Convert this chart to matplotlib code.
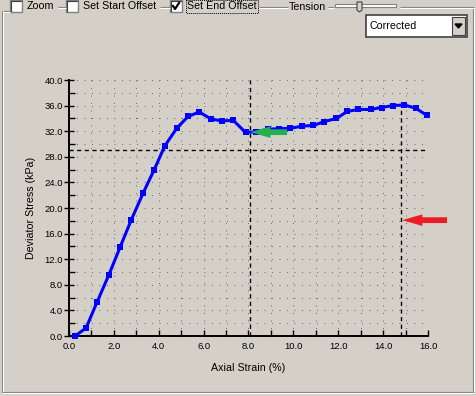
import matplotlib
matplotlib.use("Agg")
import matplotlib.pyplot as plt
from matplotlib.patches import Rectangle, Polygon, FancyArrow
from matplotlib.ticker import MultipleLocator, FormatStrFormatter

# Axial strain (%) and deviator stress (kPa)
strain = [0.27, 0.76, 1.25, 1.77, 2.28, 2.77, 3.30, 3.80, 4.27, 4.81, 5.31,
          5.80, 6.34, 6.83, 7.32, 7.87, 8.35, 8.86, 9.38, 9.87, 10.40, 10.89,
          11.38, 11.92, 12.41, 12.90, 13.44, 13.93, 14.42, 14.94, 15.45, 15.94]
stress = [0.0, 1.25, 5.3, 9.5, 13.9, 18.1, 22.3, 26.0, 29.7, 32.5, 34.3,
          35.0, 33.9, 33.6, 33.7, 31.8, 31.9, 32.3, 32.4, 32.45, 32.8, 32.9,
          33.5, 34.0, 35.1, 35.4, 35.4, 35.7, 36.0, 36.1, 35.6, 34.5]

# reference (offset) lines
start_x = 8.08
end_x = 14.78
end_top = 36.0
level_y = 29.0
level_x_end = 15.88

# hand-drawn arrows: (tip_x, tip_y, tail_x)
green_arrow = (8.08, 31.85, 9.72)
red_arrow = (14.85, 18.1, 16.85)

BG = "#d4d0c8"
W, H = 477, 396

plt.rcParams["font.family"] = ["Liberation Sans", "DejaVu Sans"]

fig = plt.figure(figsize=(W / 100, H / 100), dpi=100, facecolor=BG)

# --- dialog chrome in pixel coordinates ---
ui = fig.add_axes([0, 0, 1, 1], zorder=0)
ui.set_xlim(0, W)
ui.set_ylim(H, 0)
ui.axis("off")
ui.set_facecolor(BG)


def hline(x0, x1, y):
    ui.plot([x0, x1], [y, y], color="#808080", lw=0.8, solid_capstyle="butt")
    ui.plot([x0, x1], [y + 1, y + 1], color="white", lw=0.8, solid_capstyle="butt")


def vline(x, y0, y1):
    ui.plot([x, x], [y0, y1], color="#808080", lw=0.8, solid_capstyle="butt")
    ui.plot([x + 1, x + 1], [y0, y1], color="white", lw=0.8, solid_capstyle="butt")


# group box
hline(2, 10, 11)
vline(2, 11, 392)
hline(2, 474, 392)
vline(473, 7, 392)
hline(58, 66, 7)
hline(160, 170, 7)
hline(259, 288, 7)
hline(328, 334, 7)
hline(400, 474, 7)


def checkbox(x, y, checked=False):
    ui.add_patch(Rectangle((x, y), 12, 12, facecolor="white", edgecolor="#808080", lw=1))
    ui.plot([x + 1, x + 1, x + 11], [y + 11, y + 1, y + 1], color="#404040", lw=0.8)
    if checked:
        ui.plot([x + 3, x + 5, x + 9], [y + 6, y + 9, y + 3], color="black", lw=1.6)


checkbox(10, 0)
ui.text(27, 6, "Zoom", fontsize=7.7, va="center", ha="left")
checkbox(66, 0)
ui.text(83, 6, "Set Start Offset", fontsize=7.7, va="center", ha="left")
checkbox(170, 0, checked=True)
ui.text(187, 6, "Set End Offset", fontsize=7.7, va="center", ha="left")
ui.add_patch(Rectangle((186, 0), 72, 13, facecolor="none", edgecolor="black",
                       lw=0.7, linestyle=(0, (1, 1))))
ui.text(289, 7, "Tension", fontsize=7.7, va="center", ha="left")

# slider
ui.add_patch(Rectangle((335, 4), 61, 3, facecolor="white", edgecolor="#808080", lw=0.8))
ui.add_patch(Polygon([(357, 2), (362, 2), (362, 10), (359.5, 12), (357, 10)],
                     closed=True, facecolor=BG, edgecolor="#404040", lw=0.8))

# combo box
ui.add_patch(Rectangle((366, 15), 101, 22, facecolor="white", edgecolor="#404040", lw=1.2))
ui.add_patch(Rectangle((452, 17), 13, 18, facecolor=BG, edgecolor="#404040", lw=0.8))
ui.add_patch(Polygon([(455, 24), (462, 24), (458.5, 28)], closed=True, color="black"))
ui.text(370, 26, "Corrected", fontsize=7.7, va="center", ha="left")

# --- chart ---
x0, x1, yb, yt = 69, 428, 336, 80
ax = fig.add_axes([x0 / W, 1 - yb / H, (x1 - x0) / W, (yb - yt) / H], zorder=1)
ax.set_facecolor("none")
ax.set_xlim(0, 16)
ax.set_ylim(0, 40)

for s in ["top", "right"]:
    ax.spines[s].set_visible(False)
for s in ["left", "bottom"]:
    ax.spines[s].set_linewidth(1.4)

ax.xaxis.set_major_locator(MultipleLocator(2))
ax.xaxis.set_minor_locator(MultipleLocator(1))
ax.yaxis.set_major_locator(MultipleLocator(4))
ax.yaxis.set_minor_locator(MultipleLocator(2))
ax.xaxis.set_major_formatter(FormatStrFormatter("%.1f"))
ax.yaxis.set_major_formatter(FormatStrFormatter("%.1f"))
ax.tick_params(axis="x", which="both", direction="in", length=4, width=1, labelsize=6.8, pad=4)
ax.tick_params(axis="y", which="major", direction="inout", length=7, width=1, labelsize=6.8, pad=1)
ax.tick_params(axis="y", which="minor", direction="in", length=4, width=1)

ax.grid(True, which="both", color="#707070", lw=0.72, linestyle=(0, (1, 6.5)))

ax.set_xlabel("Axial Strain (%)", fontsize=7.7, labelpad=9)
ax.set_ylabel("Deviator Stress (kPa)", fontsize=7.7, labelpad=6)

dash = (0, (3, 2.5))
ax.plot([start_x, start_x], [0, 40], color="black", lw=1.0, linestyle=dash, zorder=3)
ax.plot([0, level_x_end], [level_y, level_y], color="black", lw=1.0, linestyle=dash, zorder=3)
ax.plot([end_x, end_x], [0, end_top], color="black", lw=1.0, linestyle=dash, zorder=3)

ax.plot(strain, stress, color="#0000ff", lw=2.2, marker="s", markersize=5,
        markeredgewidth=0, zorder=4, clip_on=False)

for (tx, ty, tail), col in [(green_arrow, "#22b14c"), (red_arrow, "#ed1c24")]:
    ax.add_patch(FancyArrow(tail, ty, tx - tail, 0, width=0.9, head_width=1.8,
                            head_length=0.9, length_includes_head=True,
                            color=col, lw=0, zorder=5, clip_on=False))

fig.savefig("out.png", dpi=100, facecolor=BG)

*WORK REQUIRED:* Repeat the lines above, starting at the first and stopping after the line that holds "from matplotlib.ticker import", with the pictures left out.

*THE RESULT:*
Convert this chart to matplotlib code.
import matplotlib
matplotlib.use("Agg")
import matplotlib.pyplot as plt
from matplotlib.patches import Rectangle, Polygon, FancyArrow
from matplotlib.ticker import MultipleLocator, FormatStrFormatter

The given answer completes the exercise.